9 — La Castille-La Manche et les Asturies, derniers bastions PSOE

La Principauté des Asturies (nord) et la Castille-La Manche (centre) sont les deux seules régions où le bloc de centre-gauche a pu conserver une majorité parlementaire. Dans les Asturies, les 7,6 % de la Convocatoria por Asturias, en légère hausse, et les 36,5 % du PSOE, également en légère hausse, ont permis de préserver de justesse la majorité de la coalition sortante malgré le mauvais résultat de Podemos, qui ne compte plus qu’un seul siège dans le nouveau parlement. La coalition de gauche contrôle 24 des 48 sièges, contre 28 lors de la précédente législature. En Castille-La Manche, le PSOE sauve sa majorité absolue d’un siège (17 sur 33, -2), tandis que le PP obtient 12 sièges (+2) et Vox 4 (+4). Avec seulement 4,1 % des voix, Podemos n’obtient aucun siège au parlement régional.

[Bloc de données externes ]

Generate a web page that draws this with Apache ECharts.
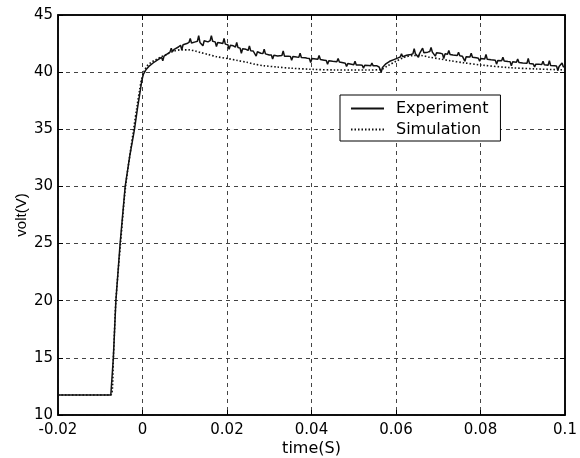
<!DOCTYPE html>
<html>
<head>
<meta charset="utf-8">
<script src="https://cdn.jsdelivr.net/npm/echarts@6/dist/echarts.min.js"></script>
<style>html,body{margin:0;padding:0;background:#fff;}#c{width:580px;height:458px;}</style>
</head>
<body>
<div id="c"></div>
<script>
var xTicks = [-0.02, 0, 0.02, 0.04, 0.06, 0.08, 0.1];
var yTicks = [10, 15, 20, 25, 30, 35, 40, 45];
var seriesNames = ['Experiment', 'Simulation'];

var experiment = [[-0.02,11.75],[-0.0075,11.75],[-0.0069,15.0],[-0.0063,20.0],[-0.0053,25.0],[-0.0041,30.0],[-0.003,32.7],[-0.0019,35.0],[-0.0012,36.8],[-0.0006,38.2],[-0.0002,39.2],[0.0002,39.8],[0.0008,40.2],[0.0015,40.5],[0.0025,40.8],[0.0035,41.05],[0.0045,41.3],[0.0048,41.0],[0.0051,41.4],[0.0055,41.5],[0.0065,41.75],[0.0068,42.1],[0.0071,41.8],[0.0075,42.0],[0.0085,42.2],[0.009,42.35],[0.0093,41.95],[0.0096,42.4],[0.0105,42.5],[0.011,42.6],[0.0113,42.95],[0.0116,42.55],[0.0125,42.65],[0.013,42.7],[0.0133,43.2],[0.0136,42.6],[0.014,42.7],[0.0143,42.3],[0.0146,42.75],[0.0155,42.65],[0.016,42.75],[0.0163,43.2],[0.0166,42.7],[0.0172,42.65],[0.0175,42.25],[0.0178,42.6],[0.0185,42.55],[0.019,42.5],[0.0193,42.95],[0.0196,42.45],[0.0202,42.4],[0.0205,42.0],[0.0208,42.35],[0.0215,42.3],[0.022,42.2],[0.0223,42.6],[0.0226,42.15],[0.0231,42.1],[0.0234,41.65],[0.0237,42.05],[0.0245,42.0],[0.025,41.9],[0.0253,42.3],[0.0256,41.88],[0.0262,41.85],[0.0266,41.8],[0.0269,41.4],[0.0272,41.78],[0.028,41.65],[0.0285,41.62],[0.0288,42.0],[0.0291,41.6],[0.030,41.5],[0.0305,41.5],[0.0308,41.15],[0.0311,41.48],[0.032,41.42],[0.033,41.45],[0.0333,41.85],[0.0336,41.4],[0.0345,41.4],[0.035,41.38],[0.0353,41.05],[0.0356,41.36],[0.0365,41.32],[0.037,41.3],[0.0373,41.65],[0.0376,41.28],[0.0385,41.25],[0.039,41.22],[0.0395,41.2],[0.0398,40.85],[0.0401,41.2],[0.041,41.15],[0.0415,41.12],[0.0418,41.45],[0.0421,41.1],[0.043,41.05],[0.0435,41.02],[0.0438,40.7],[0.0441,41.0],[0.045,40.95],[0.046,40.9],[0.0463,41.2],[0.0466,40.88],[0.0475,40.82],[0.048,40.78],[0.0483,40.5],[0.0486,40.75],[0.049,40.7],[0.050,40.65],[0.0503,40.95],[0.0506,40.63],[0.0515,40.62],[0.052,40.6],[0.0523,40.35],[0.0526,40.6],[0.0535,40.58],[0.054,40.55],[0.0543,40.8],[0.0546,40.55],[0.0555,40.55],[0.056,40.45],[0.0565,40.0],[0.0568,40.4],[0.0575,40.7],[0.0585,40.95],[0.0595,41.1],[0.0605,41.25],[0.061,41.32],[0.0613,41.6],[0.0616,41.35],[0.0625,41.48],[0.0635,41.55],[0.064,41.6],[0.0643,42.05],[0.0646,41.6],[0.065,41.65],[0.0653,41.3],[0.0656,41.65],[0.066,41.7],[0.0663,42.1],[0.0666,41.7],[0.0675,41.75],[0.068,41.8],[0.0683,42.15],[0.0686,41.75],[0.069,41.72],[0.0693,41.4],[0.0696,41.7],[0.0705,41.65],[0.071,41.6],[0.0713,41.2],[0.0716,41.6],[0.0722,41.57],[0.0725,41.9],[0.0728,41.55],[0.0735,41.5],[0.0745,41.45],[0.0748,41.75],[0.0751,41.43],[0.0757,41.4],[0.076,41.38],[0.0763,40.95],[0.0766,41.35],[0.0775,41.32],[0.0778,41.65],[0.0781,41.3],[0.079,41.25],[0.0795,41.22],[0.0798,40.95],[0.0801,41.2],[0.081,41.15],[0.0813,41.55],[0.0816,41.12],[0.0825,41.08],[0.0835,41.05],[0.0838,40.7],[0.0841,41.02],[0.085,41.0],[0.0853,41.3],[0.0856,40.98],[0.0865,40.94],[0.087,40.92],[0.0873,40.55],[0.0876,40.9],[0.0885,40.87],[0.0888,41.15],[0.0891,40.85],[0.09,40.81],[0.091,40.78],[0.0913,41.2],[0.0916,40.75],[0.0925,40.72],[0.0928,40.45],[0.0931,40.7],[0.094,40.68],[0.0945,40.67],[0.0948,40.95],[0.0951,40.65],[0.096,40.6],[0.0963,41.0],[0.0966,40.58],[0.0975,40.55],[0.098,40.53],[0.0983,40.15],[0.0986,40.5],[0.099,40.5],[0.0993,40.8],[0.0996,40.48],[0.1,40.45]];

var simulation = [[-0.02,11.75],[-0.0075,11.75],[-0.0069,15],[-0.0063,20],[-0.0052,25],[-0.004,30],[-0.0021,35],[-0.0013,37],[-0.0007,38.4],[-0.0002,39.4],[0.0004,40.1],[0.001,40.5],[0.002,40.85],[0.003,41.05],[0.0045,41.35],[0.006,41.6],[0.0075,41.85],[0.009,41.95],[0.011,41.95],[0.0125,41.85],[0.0136,41.73],[0.0155,41.55],[0.0176,41.35],[0.02,41.2],[0.0225,41.02],[0.0247,40.86],[0.0265,40.7],[0.0286,40.57],[0.0318,40.45],[0.035,40.35],[0.04,40.25],[0.046,40.19],[0.0534,40.19],[0.0566,40.25],[0.058,40.55],[0.06,40.95],[0.062,41.3],[0.064,41.45],[0.066,41.45],[0.068,41.3],[0.0705,41.15],[0.0728,41.0],[0.076,40.82],[0.08,40.63],[0.087,40.39],[0.0933,40.28],[0.1,40.19]];

var FONT = '"DejaVu Sans", sans-serif';
var chart = echarts.init(document.getElementById('c'));
function fmt(v){ return String(parseFloat(Number(v).toFixed(3))); }
var gridStyle = {show:true, lineStyle:{color:'#444', type:[4,4], width:1}};
chart.setOption({
  animation:false,
  backgroundColor:'#fff',
  grid:{left:58, right:15, top:15, bottom:43, show:true, borderColor:'#000', borderWidth:1.5,
        containLabel:false, outerBoundsMode:'none'},
  legend:{
    data:seriesNames, orient:'vertical', left:340, top:95,
    backgroundColor:'#fff', borderColor:'#000', borderWidth:1,
    padding:[5,12,3,10], itemGap:4, itemWidth:33, itemHeight:14,
    itemStyle:{opacity:0},
    textStyle:{fontFamily:FONT, fontSize:16, color:'#000', lineHeight:17, padding:[0,0,0,7]}
  },
  xAxis:[{
    type:'value', min:xTicks[0], max:xTicks[xTicks.length-1], interval:0.02,
    name:'time(S)', nameLocation:'middle', nameGap:26, nameMoveOverlap:false,
    nameTextStyle:{fontFamily:FONT, fontSize:16, color:'#000', verticalAlign:'top'},
    axisLine:{show:true, onZero:false, lineStyle:{color:'#000', width:1.5}},
    axisTick:{show:true, inside:true, length:5, lineStyle:{color:'#000'}},
    axisLabel:{formatter:fmt, fontFamily:FONT, fontSize:15, color:'#000', margin:8},
    splitLine:gridStyle
  },{
    type:'value', position:'top', min:xTicks[0], max:xTicks[xTicks.length-1], interval:0.02,
    axisLine:{show:true, onZero:false, lineStyle:{color:'#000', width:1.5}},
    axisTick:{show:true, inside:true, length:5, lineStyle:{color:'#000'}},
    axisLabel:{show:false}, splitLine:{show:false}
  }],
  yAxis:[{
    type:'value', min:yTicks[0], max:yTicks[yTicks.length-1], interval:5,
    name:'volt(V)', nameLocation:'middle', nameGap:29, nameMoveOverlap:false,
    nameTextStyle:{fontFamily:'"Liberation Sans", Arial, sans-serif', fontSize:15, color:'#000'},
    axisLine:{show:true, onZero:false, lineStyle:{color:'#000', width:1.5}},
    axisTick:{show:true, inside:true, length:5, lineStyle:{color:'#000'}},
    axisLabel:{fontFamily:FONT, fontSize:15, color:'#000', margin:5},
    splitLine:gridStyle
  },{
    type:'value', position:'right', min:yTicks[0], max:yTicks[yTicks.length-1], interval:5,
    axisLine:{show:true, onZero:false, lineStyle:{color:'#000', width:1.5}},
    axisTick:{show:true, inside:true, length:5, lineStyle:{color:'#000'}},
    axisLabel:{show:false}, splitLine:{show:false}
  }],
  series:[{
    name:seriesNames[0], type:'line', data:experiment, showSymbol:false, symbol:'none',
    lineStyle:{color:'#111', width:1.5}, itemStyle:{color:'#111'}, z:3
  },{
    name:seriesNames[1], type:'line', data:simulation, showSymbol:false, symbol:'none', smooth:0.3,
    lineStyle:{color:'#111', width:1.6, type:[1.5,2]}, itemStyle:{color:'#111'}, z:2
  }]
});
</script>
</body>
</html>
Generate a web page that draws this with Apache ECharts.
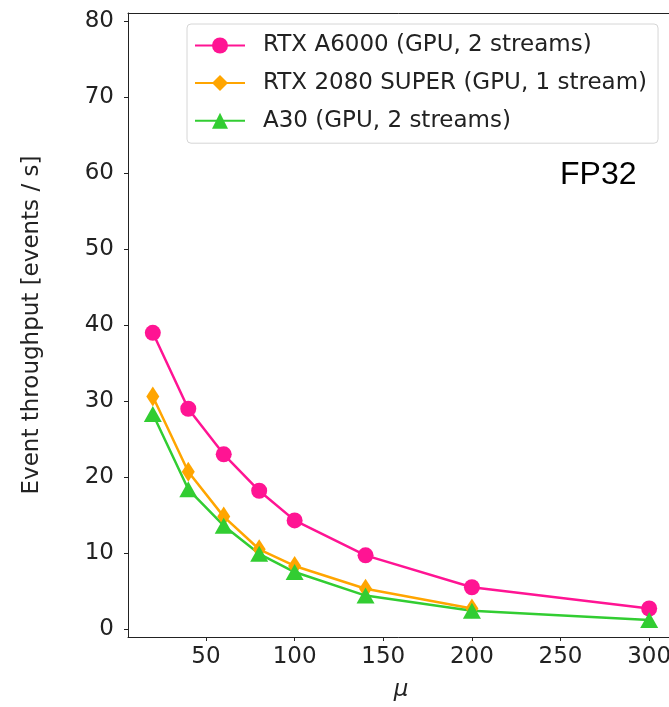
<!DOCTYPE html>
<html>
<head>
<meta charset="utf-8">
<script src="https://cdn.jsdelivr.net/npm/echarts@6/dist/echarts.min.js"></script>
<style>
  html, body { margin: 0; padding: 0; background: #fff; }
  #chart { width: 669px; height: 707px; }
</style>
</head>
<body>
<div id="chart"></div>
<script>
// pile-up values on the x axis
var muValues = [20, 40, 60, 80, 100, 140, 200, 300];
// throughput, events / s
var a6000 = [39.0, 29.0, 23.0, 18.2, 14.3, 9.7, 5.5, 2.7];
var rtx2080 = [30.6, 20.7, 14.8, 10.5, 8.3, 5.3, 2.7];
var a30 = [28.3, 18.4, 13.6, 9.9, 7.5, 4.4, 2.4, 1.2];
var xTicks = [50, 100, 150, 200, 250, 300];
var yTicks = [0, 10, 20, 30, 40, 50, 60, 70, 80];
var seriesNames = ['RTX A6000 (GPU, 2 streams)', 'RTX 2080 SUPER (GPU, 1 stream)', 'A30 (GPU, 2 streams)'];

function pairs(vals){
  var out = [];
  for (var i = 0; i < vals.length; i++)
    out.push([muValues[i], vals[i]]);
  return out;
}

var font = 'DejaVu Sans';
var ink = '#222';

function lineSeries(name, vals, color, symbol, size){
  return {
    name: name,
    type: 'line',
    data: pairs(vals),
    symbol: symbol,
    symbolSize: size,
    showAllSymbol: true,
    lineStyle: { color: color, width: 2.5 },
    itemStyle: { color: color },
    emphasis: { disabled: true },
    animation: false
  };
}

var myChart = echarts.init(document.getElementById('chart'));
var option = {
  backgroundColor: '#fff',
  grid: {
    left: 128, top: 13, width: 546, height: 624,
    outerBoundsMode: 'none'
  },
  legend: {
    orient: 'vertical',
    left: 187, top: 24,
    padding: [10, 11, 11, 7],
    itemWidth: 50, itemHeight: 20,
    itemGap: 14.6,
    backgroundColor: 'rgba(255,255,255,0.8)',
    borderColor: '#d6d6d6', borderWidth: 1, borderRadius: 4,
    textStyle: { fontFamily: font, fontSize: 23, lineHeight: 23, color: ink, padding: [0, 0, 0, 13] },
    data: seriesNames
  },
  xAxis: [{
    type: 'value',
    min: 6, max: 314,
    name: 'μ',
    nameLocation: 'middle',
    nameGap: 42,
    nameTextStyle: { fontFamily: font, fontSize: 23, fontStyle: 'italic', color: ink },
    axisLine: { onZero: false, lineStyle: { color: ink, width: 1 } },
    axisTick: { show: true, length: 4, customValues: xTicks, lineStyle: { color: ink } },
    axisLabel: { customValues: xTicks, fontFamily: font, fontSize: 23, color: ink, margin: 9 },
    splitLine: { show: false }
  }, {
    // top spine only
    type: 'value',
    position: 'top',
    min: 6, max: 314,
    axisLine: { show: true, onZero: false, lineStyle: { color: ink, width: 1 } },
    axisTick: { show: false },
    axisLabel: { show: false },
    splitLine: { show: false }
  }],
  yAxis: {
    type: 'value',
    min: -1.05, max: 81.1,
    name: 'Event throughput [events / s]',
    nameLocation: 'middle',
    nameGap: 84,
    nameTextStyle: { fontFamily: font, fontSize: 23, color: ink },
    axisLine: { show: true, onZero: false, lineStyle: { color: ink, width: 1 } },
    axisTick: { show: true, length: 4, customValues: yTicks, lineStyle: { color: ink } },
    axisLabel: { customValues: yTicks, fontFamily: font, fontSize: 23, color: ink, margin: 14 },
    splitLine: { show: false }
  },
  graphic: [{
    type: 'text',
    left: 560, top: 159,
    style: { text: 'FP32', font: '32px "Liberation Sans"', fill: '#000' }
  }],
  series: [
    lineSeries(seriesNames[0], a6000, '#ff1493', 'circle', 16),
    lineSeries(seriesNames[1], rtx2080, '#ffa500', 'diamond', [13, 20]),
    lineSeries(seriesNames[2], a30, '#32cd32', 'triangle', [18, 16])
  ]
};
myChart.setOption(option);
</script>
</body>
</html>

10 — Les élections générales avancées à juillet

À la suite de l’annonce des résultats des élections régionales, le premier ministre Pedro Sánchez a annoncé avancer au 23 juillet les élections générales prévues initialement pour décembre. Le bloc de droite part avec un avantage dans la campagne : selon les derniers sondages, le PP devancerait le PSOE de 4 à 7 points, tandis que le bloc de droite devancerait le bloc de gauche de 1 à 5 points. Les sondages ne donnent cependant qu’environ 180 sièges sur 350 à l’alliance du PP et Vox, soit 5 de plus que la majorité absolue.

La victoire de la droite n’est donc pas certaine, ce d’autant que les résultats des partis régionaux, plus difficilement prévisibles, pourraient comme en 2019 priver chacun des deux blocs de majorité. Pour pouvoir gouverner, le PP et Vox devront donc impérativement mobiliser leurs électeurs dans les semaines à venir. La tâche pourrait leur être rendue plus difficile par la nécessité de négocier simultanément des accords gouvernementaux entre eux dans les différentes régions du pays.

Pour pouvoir gouverner, le PP et Vox devront impérativement mobiliser leurs électeurs dans les semaines à venir.

François Hublet

La performance de la gauche dépendra à la fois de la capacité du PSOE de Sánchez à défendre son bilan et de celle des autres forces progressistes et radicales — Podemos et Sumar — à éviter un effondrement de leurs parts électorales cumulées. Si Podemos semble à ce stade en difficulté, l’alliance écologique, sociale et régionale forgée par Yolanda Díaz peut s’appuyer sur les bonnes performances de ses listes à Madrid, à Valence et dans les Baléares notamment.
Enfin, comme lors de la législature en cours, le score des partis régionalistes pourrait s’avérer décisif. Les partis catalans et basques, mais aussi les formations régionalistes des Baléares, des Canaries, de Cantabrie, des Asturies ou encore du mouvement de l’España vacía contrôlent aujourd’hui une quarantaine de sièges qui pourraient s’avérer essentiels pour obtenir une majorité parlementaire.